31A. POWER TO GIVE DIRECTIONS TO NON-LICENSED LIFE INSURANCE COMPANIES.

[23]Sections 29, 30 and 31 also apply in respect of a life insurance company that is not a license holder, modified as follows: –

(a) a reference in those sections to a license holder is a reference to the life insurance company;

(b) the purpose for which a notice or direction may be issued include the purposes of ensuring the following: –

(i) the prudent management of the life insurance company;

(ii) that the interests of policy holders and prospective policy hodlers are properly protected,

and related purposes.

PART 5. – INFORMATION AND INVESTIGATION.

  1. CENTRAL BANK TO BE SUPPLIED WITH CERTAIN DOCUMENTS.

(1) A proposed alteration to the charter, deed of settlement, constitution, memorandum and articles of association or other constituent document of the licence holder shall be submitted to the Central Bank for approval.

(2) Where the Central Bank does not approve the document submitted under Subsection (1) it shall issue a notice under Section 29.

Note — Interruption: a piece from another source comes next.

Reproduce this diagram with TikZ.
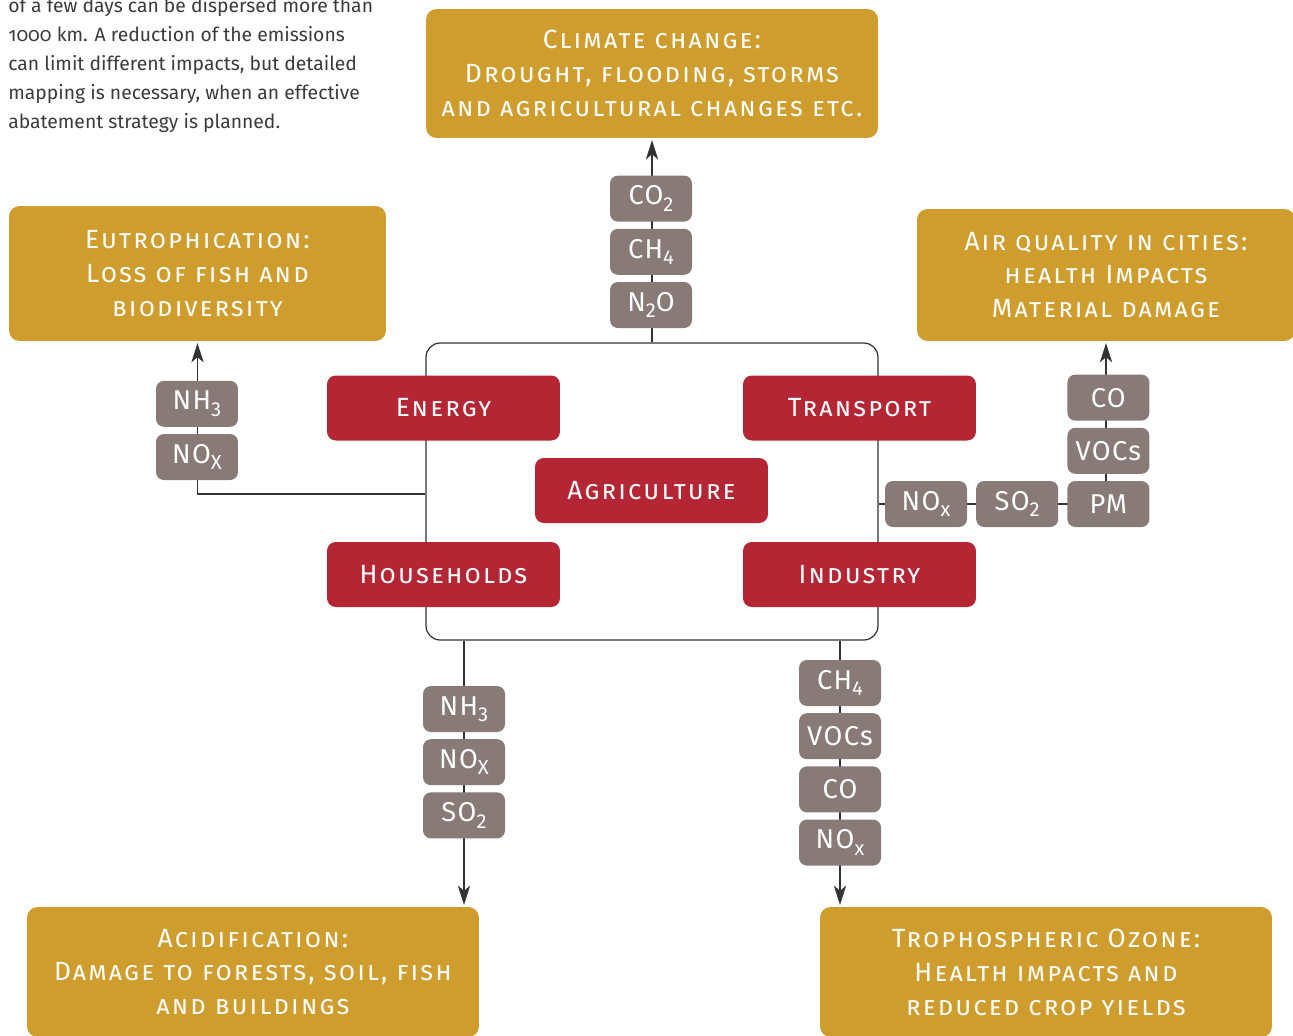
\documentclass[tikz,border=0pt]{standalone}
\usepackage{fontspec}
\setmainfont{Fira Sans}
\newfontfamily\capsfont[LetterSpace=8]{Fira Sans}
\newfontfamily\gasfont[LetterSpace=5]{Fira Sans}
\newfontfamily\parafont[Numbers=OldStyle]{Fira Sans}
\usepackage{xcolor}
\usetikzlibrary{arrows.meta,positioning,backgrounds}

\definecolor{impactcol}{HTML}{CF9D2E}
\definecolor{sectorcol}{HTML}{B52635}
\definecolor{gascol}{HTML}{877A77}
\definecolor{wirecol}{HTML}{333333}
\definecolor{paracol}{HTML}{3A3A3A}

% chemical index, set lower and a bit larger than \textsubscript
\newcommand{\chem}[1]{\raisebox{-0.45ex}{\fontsize{11.5}{12}\selectfont #1}}

\begin{document}
\begin{tikzpicture}[x=0.02cm, y=-0.02cm, line cap=round, line join=round,
    node distance=0.13cm and 0.17cm,
    impactbox/.style={fill=impactcol, rounded corners=6pt, text=white, align=center,
        font=\capsfont\scshape\fontsize{15}{19.3}\selectfont},
    sectorbox/.style={fill=sectorcol, rounded corners=5pt, text=white,
        minimum width=4.66cm, minimum height=1.3cm,
        font=\capsfont\scshape\fontsize{15}{18}\selectfont},
    gasbox/.style={fill=gascol, rounded corners=4.5pt, text=white,
        minimum width=1.64cm, minimum height=0.92cm, inner sep=0pt,
        font=\gasfont\fontsize{15.5}{18}\selectfont},
    wire/.style={draw=wirecol, line width=0.7pt},
    flow/.style={wire, -{Stealth[length=11pt, width=7pt, inset=3pt]}, shorten >=1pt}]

\useasboundingbox (0,0) rectangle (1293,1035);

% ---------------------------------------------------------
% Intro text (cut at the top of the page)
% ---------------------------------------------------------
\node[anchor=base west, inner sep=0pt, align=left, text=paracol,
      font=\parafont\fontsize{11}{16.5}\selectfont] (intro) at (8,128)
    {of a few days can be dispersed more than\\
     1000 km. A reduction of the emissions\\
     can limit different impacts, but detailed\\
     mapping is necessary, when an effective\\
     abatement strategy is planned.};

% ---------------------------------------------------------
% Impacts
% ---------------------------------------------------------
\node[impactbox, minimum width=9.04cm, minimum height=2.58cm] (climate) at (652,73.5)
    {Climate change:\\ Drought, flooding, storms\\ and agricultural changes etc.};
\node[impactbox, minimum width=7.54cm, minimum height=2.7cm] (eutro) at (197.5,273.5)
    {Eutrophication:\\ Loss of fish and\\ biodiversity};
\node[impactbox, minimum width=7.56cm, minimum height=2.64cm] (air) at (1106,275)
    {Air quality in cities:\\ health Impacts\\ Material damage};
\node[impactbox, minimum width=9.04cm, minimum height=2.6cm] (acid) at (253,972)
    {Acidification:\\ Damage to forests, soil, fish\\ and buildings};
\node[impactbox, minimum width=9.04cm, minimum height=2.6cm] (tropo) at (1046,972)
    {Trophospheric Ozone:\\ Health impacts and\\ reduced crop yields};

% ---------------------------------------------------------
% Sectors
% ---------------------------------------------------------
\node[draw=wirecol, line width=0.7pt, rounded corners=8pt,
      minimum width=9.04cm, minimum height=5.94cm] (frame) at (652,491.5) {};

\node[sectorbox] (energy)      at (443.5,408)   {Energy};
\node[sectorbox] (transport)   at (859.5,408)   {Transport};
\node[sectorbox] (agriculture) at (651.5,490.5) {Agriculture};
\node[sectorbox] (households)  at (443.5,574.5) {Households};
\node[sectorbox] (industry)    at (859.5,574.5) {Industry};

% ---------------------------------------------------------
% Gases
% ---------------------------------------------------------
% greenhouse gases
\node[gasbox] (n2o) at (651,305) {N\chem{2}O};
\node[gasbox, above=of n2o] (ch4) {CH\chem{4}};
\node[gasbox, above=of ch4] (co2) {CO\chem{2}};

% eutrophication
\node[gasbox] (noxl) at (197,457) {NO\chem{X}};
\node[gasbox, above=of noxl] (nh3l) {NH\chem{3}};

% air quality
\node[gasbox] (noxr) at (926,504) {NO\chem{x}};
\node[gasbox, right=of noxr] (so2r) {SO\chem{2}};
\node[gasbox, right=of so2r] (pm) {PM};
\node[gasbox, above=of pm] (vocr) {VOCs};
\node[gasbox, above=of vocr] (cor) {CO};

% acidification
\node[gasbox] (nh3b) at (464,709) {NH\chem{3}};
\node[gasbox, below=of nh3b] (noxb) {NO\chem{X}};
\node[gasbox, below=of noxb] (so2b) {SO\chem{2}};

% ozone
\node[gasbox] (ch4b) at (840,683) {CH\chem{4}};
\node[gasbox, below=of ch4b] (vocb) {VOCs};
\node[gasbox, below=of vocb] (cob) {CO};
\node[gasbox, below=of cob] (noxbr) {NO\chem{x}};

% ---------------------------------------------------------
% Connectors (behind the boxes)
% ---------------------------------------------------------
\coordinate (lbend) at (197,494);
\begin{scope}[on background layer]
  \draw[flow] (frame.north) -- (climate.south);
  \draw[flow] (frame.west |- lbend) -| (eutro.south);
  \draw[flow] (frame.east |- pm) -| (air.south);
  \draw[flow] (frame.south -| nh3b) -- (acid.north -| nh3b);
  \draw[flow] (frame.south -| ch4b) -- (tropo.north -| ch4b);
\end{scope}

\end{tikzpicture}
\end{document}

(3) A licence holder, which fails to supply the information or document required by this section, is guilty of an offence.

  1. POWER TO OBTAIN INFORMATION AND REQUIRE PRODUCTION OF DOCUMENTS.

(1) The Central Bank may, by notice in writing served on a licence holder or officer of a licence holder –

(a) require the licence holder to provide the Central Bank, at such time as may be specified in the notice, with such information or documents as the Central Bank may reasonably require for the performance of its functions under this Act; and

(b) require the licence holder to provide the Central Bank with a report by an approved auditor on any matter which the Central Bank requires the licence holder to provide information under Paragraph (a); and

(c) authorize an officer or agent of the Central Bank, on producing evidence of his authority, to require a licence holder to produce to him forthwith, such information or documents as specified in a notice under Paragraph (a) or (b),

being information or documents the Central Bank may reasonably require for the performance of its functions under this Act.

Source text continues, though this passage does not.